:: Directions for this task ::
Return each line of the data below verbatim; pictures are to be left out.

>>>

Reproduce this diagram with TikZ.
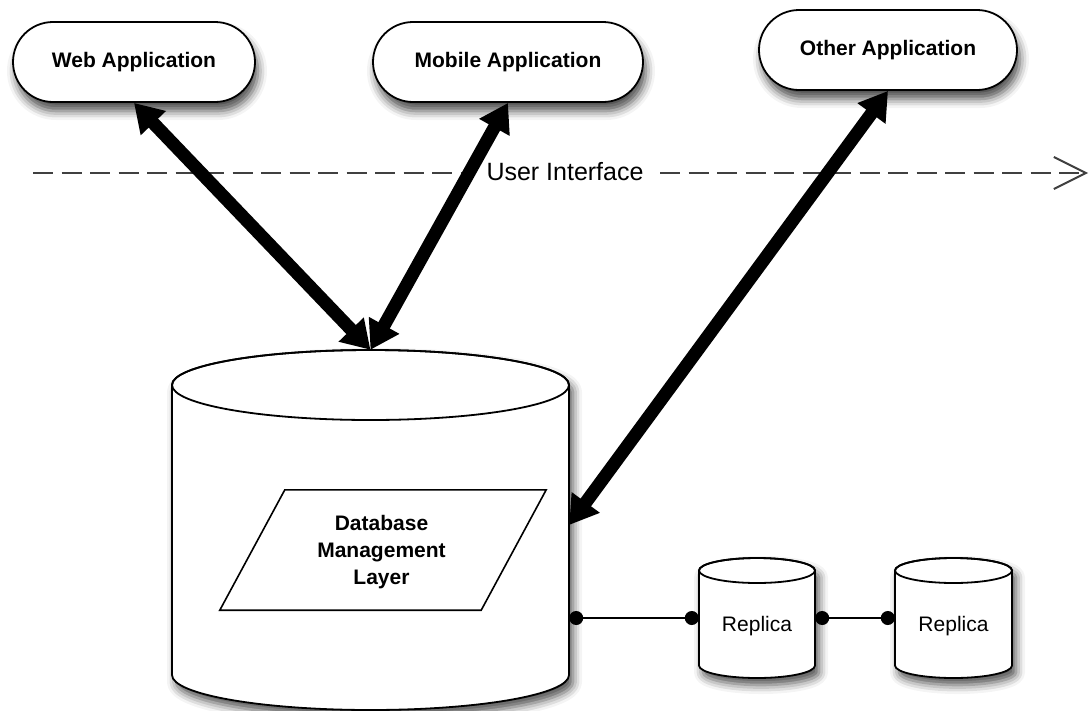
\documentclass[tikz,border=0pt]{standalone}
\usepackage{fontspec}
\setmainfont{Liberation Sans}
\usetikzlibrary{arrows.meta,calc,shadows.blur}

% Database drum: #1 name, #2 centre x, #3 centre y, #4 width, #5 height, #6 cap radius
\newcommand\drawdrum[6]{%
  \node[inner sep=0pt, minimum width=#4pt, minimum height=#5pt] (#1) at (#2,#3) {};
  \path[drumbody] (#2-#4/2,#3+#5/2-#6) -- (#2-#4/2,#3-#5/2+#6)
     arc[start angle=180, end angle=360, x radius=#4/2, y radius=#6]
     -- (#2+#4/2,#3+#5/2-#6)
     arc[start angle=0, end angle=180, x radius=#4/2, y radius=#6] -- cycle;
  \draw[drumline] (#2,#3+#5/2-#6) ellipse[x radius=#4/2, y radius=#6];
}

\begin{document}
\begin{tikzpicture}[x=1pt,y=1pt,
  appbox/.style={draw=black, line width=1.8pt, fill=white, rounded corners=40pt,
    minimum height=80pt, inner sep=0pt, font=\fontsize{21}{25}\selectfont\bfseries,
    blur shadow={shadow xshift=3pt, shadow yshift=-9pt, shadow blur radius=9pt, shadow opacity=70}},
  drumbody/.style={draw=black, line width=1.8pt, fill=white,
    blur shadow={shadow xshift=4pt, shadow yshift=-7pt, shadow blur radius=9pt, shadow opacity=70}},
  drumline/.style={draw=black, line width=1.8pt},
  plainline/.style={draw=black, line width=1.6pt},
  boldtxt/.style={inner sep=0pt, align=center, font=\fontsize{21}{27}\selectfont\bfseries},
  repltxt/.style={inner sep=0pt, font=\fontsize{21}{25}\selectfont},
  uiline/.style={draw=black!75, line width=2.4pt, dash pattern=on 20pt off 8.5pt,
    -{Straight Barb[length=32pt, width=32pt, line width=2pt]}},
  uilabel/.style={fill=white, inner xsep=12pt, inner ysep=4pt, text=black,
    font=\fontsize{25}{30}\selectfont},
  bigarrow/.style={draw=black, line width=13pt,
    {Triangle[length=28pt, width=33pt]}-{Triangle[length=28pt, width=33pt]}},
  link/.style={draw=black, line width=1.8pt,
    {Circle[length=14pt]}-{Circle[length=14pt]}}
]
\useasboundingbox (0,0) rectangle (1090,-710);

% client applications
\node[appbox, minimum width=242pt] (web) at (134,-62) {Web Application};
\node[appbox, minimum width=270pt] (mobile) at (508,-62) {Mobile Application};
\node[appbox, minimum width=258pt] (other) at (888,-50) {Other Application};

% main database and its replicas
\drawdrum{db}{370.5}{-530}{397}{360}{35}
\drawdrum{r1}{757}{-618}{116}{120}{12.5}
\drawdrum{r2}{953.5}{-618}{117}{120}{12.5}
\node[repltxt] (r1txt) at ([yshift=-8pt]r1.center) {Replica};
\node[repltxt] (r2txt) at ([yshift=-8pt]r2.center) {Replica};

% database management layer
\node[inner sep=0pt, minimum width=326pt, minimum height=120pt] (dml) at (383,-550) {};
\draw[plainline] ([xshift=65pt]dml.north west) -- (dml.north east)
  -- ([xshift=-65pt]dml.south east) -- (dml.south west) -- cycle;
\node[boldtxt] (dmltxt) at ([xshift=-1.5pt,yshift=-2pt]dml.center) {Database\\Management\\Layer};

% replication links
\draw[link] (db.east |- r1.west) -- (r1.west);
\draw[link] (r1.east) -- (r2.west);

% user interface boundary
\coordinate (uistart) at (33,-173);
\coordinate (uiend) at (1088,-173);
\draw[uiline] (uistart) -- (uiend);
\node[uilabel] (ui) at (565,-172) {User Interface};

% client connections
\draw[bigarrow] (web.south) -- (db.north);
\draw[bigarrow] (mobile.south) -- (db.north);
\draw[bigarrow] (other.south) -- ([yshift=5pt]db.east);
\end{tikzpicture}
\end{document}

<<<

:: Result of this exercise ::
Reproduce this diagram with TikZ.
\documentclass[tikz,border=0pt]{standalone}
\usepackage{fontspec}
\setmainfont{Liberation Sans}
\usetikzlibrary{arrows.meta,calc,shadows.blur}

% Database drum: #1 name, #2 centre x, #3 centre y, #4 width, #5 height, #6 cap radius
\newcommand\drawdrum[6]{%
  \node[inner sep=0pt, minimum width=#4pt, minimum height=#5pt] (#1) at (#2,#3) {};
  \path[drumbody] (#2-#4/2,#3+#5/2-#6) -- (#2-#4/2,#3-#5/2+#6)
     arc[start angle=180, end angle=360, x radius=#4/2, y radius=#6]
     -- (#2+#4/2,#3+#5/2-#6)
     arc[start angle=0, end angle=180, x radius=#4/2, y radius=#6] -- cycle;
  \draw[drumline] (#2,#3+#5/2-#6) ellipse[x radius=#4/2, y radius=#6];
}

\begin{document}
\begin{tikzpicture}[x=1pt,y=1pt,
  appbox/.style={draw=black, line width=1.8pt, fill=white, rounded corners=40pt,
    minimum height=80pt, inner sep=0pt, font=\fontsize{21}{25}\selectfont\bfseries,
    blur shadow={shadow xshift=3pt, shadow yshift=-9pt, shadow blur radius=9pt, shadow opacity=70}},
  drumbody/.style={draw=black, line width=1.8pt, fill=white,
    blur shadow={shadow xshift=4pt, shadow yshift=-7pt, shadow blur radius=9pt, shadow opacity=70}},
  drumline/.style={draw=black, line width=1.8pt},
  plainline/.style={draw=black, line width=1.6pt},
  boldtxt/.style={inner sep=0pt, align=center, font=\fontsize{21}{27}\selectfont\bfseries},
  repltxt/.style={inner sep=0pt, font=\fontsize{21}{25}\selectfont},
  uiline/.style={draw=black!75, line width=2.4pt, dash pattern=on 20pt off 8.5pt,
    -{Straight Barb[length=32pt, width=32pt, line width=2pt]}},
  uilabel/.style={fill=white, inner xsep=12pt, inner ysep=4pt, text=black,
    font=\fontsize{25}{30}\selectfont},
  bigarrow/.style={draw=black, line width=13pt,
    {Triangle[length=28pt, width=33pt]}-{Triangle[length=28pt, width=33pt]}},
  link/.style={draw=black, line width=1.8pt,
    {Circle[length=14pt]}-{Circle[length=14pt]}}
]
\useasboundingbox (0,0) rectangle (1090,-710);

% client applications
\node[appbox, minimum width=242pt] (web) at (134,-62) {Web Application};
\node[appbox, minimum width=270pt] (mobile) at (508,-62) {Mobile Application};
\node[appbox, minimum width=258pt] (other) at (888,-50) {Other Application};

% main database and its replicas
\drawdrum{db}{370.5}{-530}{397}{360}{35}
\drawdrum{r1}{757}{-618}{116}{120}{12.5}
\drawdrum{r2}{953.5}{-618}{117}{120}{12.5}
\node[repltxt] (r1txt) at ([yshift=-8pt]r1.center) {Replica};
\node[repltxt] (r2txt) at ([yshift=-8pt]r2.center) {Replica};

% database management layer
\node[inner sep=0pt, minimum width=326pt, minimum height=120pt] (dml) at (383,-550) {};
\draw[plainline] ([xshift=65pt]dml.north west) -- (dml.north east)
  -- ([xshift=-65pt]dml.south east) -- (dml.south west) -- cycle;
\node[boldtxt] (dmltxt) at ([xshift=-1.5pt,yshift=-2pt]dml.center) {Database\\Management\\Layer};

% replication links
\draw[link] (db.east |- r1.west) -- (r1.west);
\draw[link] (r1.east) -- (r2.west);

% user interface boundary
\coordinate (uistart) at (33,-173);
\coordinate (uiend) at (1088,-173);
\draw[uiline] (uistart) -- (uiend);
\node[uilabel] (ui) at (565,-172) {User Interface};

% client connections
\draw[bigarrow] (web.south) -- (db.north);
\draw[bigarrow] (mobile.south) -- (db.north);
\draw[bigarrow] (other.south) -- ([yshift=5pt]db.east);
\end{tikzpicture}
\end{document}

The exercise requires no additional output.